TOKYO (Reuters) - Sony Corp’s conservative profit estimate suggests the road to recovery for the Japanese electronics maker is bumpy as it braces for unfavorable currency rates and tough competition.
Sony has shed jobs, shut factories and cut procurement costs to better compete with the likes of Samsung Electronics Co in TVs and Apple Inc in portable music, and is hoping to reap the fruit of its restructuring.
The world’s No.2 LCD TV maker behind Samsung has vowed to turn its television and game operations profitable this year by slashing production costs and boosting unit sales, and helped by the launch of 3D TVs and 3D-ready games in June.
“Sony’s profit forecasts are a good indication of its drive toward a growth path after a series of restructuring moves,” said Ryosuke Katsura, an analyst at Mizuho Securities.
“But there is a risk the company will face a build-up of inventories as competition heats up toward the year-end and if the economy slows down later this year.”
Sony’s U.S. shares, which rose about 15 percent this year, slipped 3 percent on Thursday morning.
The maker of Cyber-shot digital cameras and Vaio personal computers factored in a hit from foreign exchange rates as well as weaker earnings at its finance division, which operates an insurer and an online bank.
“If the Greek crisis spreads and the European economy stalls, that would have a big impact,” Sony Chief Financial Officer Nobuyuki Oneda told a news conference.
“If you ask me if Greece’s problems are included in our operating profit forecast, the answer, regrettably, would be ‘hardly’. It surfaced as a big problem just a few weeks ago.”
Greece’s sovereign debt crisis has plagued Europe and shaken global market confidence. Europe accounted for 22.8 percent of Sony’s revenues in the year ended March 31.
Sony expects an operating profit of 160 billion yen ($1.7 billion) in the year to March 2011, up from a 31.8 billion yen profit last year, but short of the 209 billion yen consensus in a poll of 21 analysts by Thomson Reuters I/B/E/S.
Capitalizing on growing consumer interest in 3D images could be one of the last major challenges tackled by Howard Stringer, the 68-year old CEO and former journalist who has failed to restore the company to a high level of profitability despite a series of large restructurings since taking the helm in 2005.
The arrival of 3D film and television is expected to play to Sony’s strengths given its wide business portfolio that combines both electronics and entertainment, including movie studios, theater-use projectors and professional-grade video cameras.
But Sony’s recent track record of taking advantage of such opportunities is not good. The creator of the Walkman was outmaneuvered by Apple with its iPod player and Nintendo, which scored a hit with its easy-to-use Wii console, in video games.
Sony forecast its annual revenue to rise 5.4 percent to 7.6 trillion yen. It projected LCD TV sales to jump 60 percent to 25 million units, and unit growth of 15 percent for PlayStation 3 game consoles and nearly 10 percent for digital cameras.

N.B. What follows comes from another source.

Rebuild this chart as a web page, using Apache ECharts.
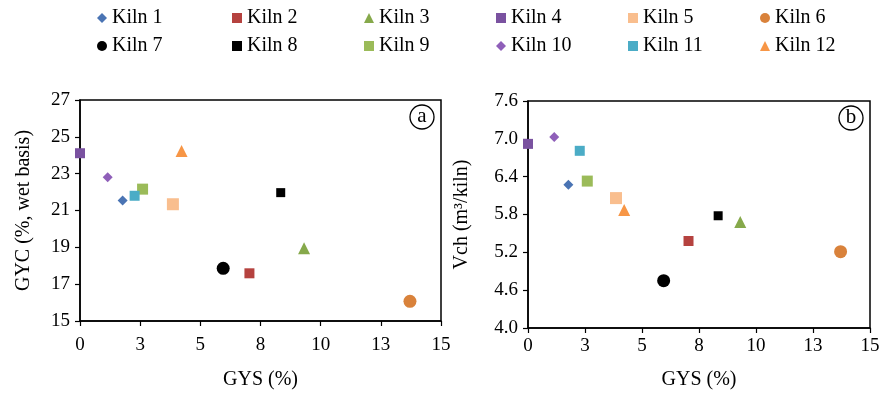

Sony said it has managed to cut production costs for the PS3 below the selling price as of March, enabling it to finally profit on the hardware more than three years after the console was launched.
The PS3’s Blu-ray DVD player and powerful “Cell” microchip help produce life-like graphics, but had until recently forced Sony to make a loss for each console it sells.
For the three months ended March 31, Sony posted an operating loss of 56.0 billion yen, against a loss of 294.3 billion yen. The quarterly result was in line with Sony’s revision to its past year earnings forecasts earlier this week.
The company could get some help from the recently stronger won, a disadvantage for South Korean exporters LG Electronics and Samsung.
“Sony is really pushing hard to boost TV sales, and with the Korean won getting stronger against the yen it’s going to be a real threat to Korean makers like Samsung and LG this year,” said Baek Jong-Suk, an analyst at Hyundai Securities in Seoul.
“Sony’s big push toward 3D TV will also get an additional boost from its gamings and entertainment businesses and could help it wage a successful fight against Korean rivals and win back some of the lost market share.”
Profitability at its TV division will likely improve by about 100 billion yen this business year from an operating loss of 73 billion yen a year earlier, Sony’s Oneda said, indicating an operating profit of around 27 billion yen, its first annual TV profit in seven years.
Sony shares closed up 4.1 percent at 3,165 yen ahead of the announcement, outperforming a 2.4 percent rise in the Tokyo stock market’s electrical machinery index.
Sony’s stock has gained 18.5 percent in the year to date, double the gain in the subindex.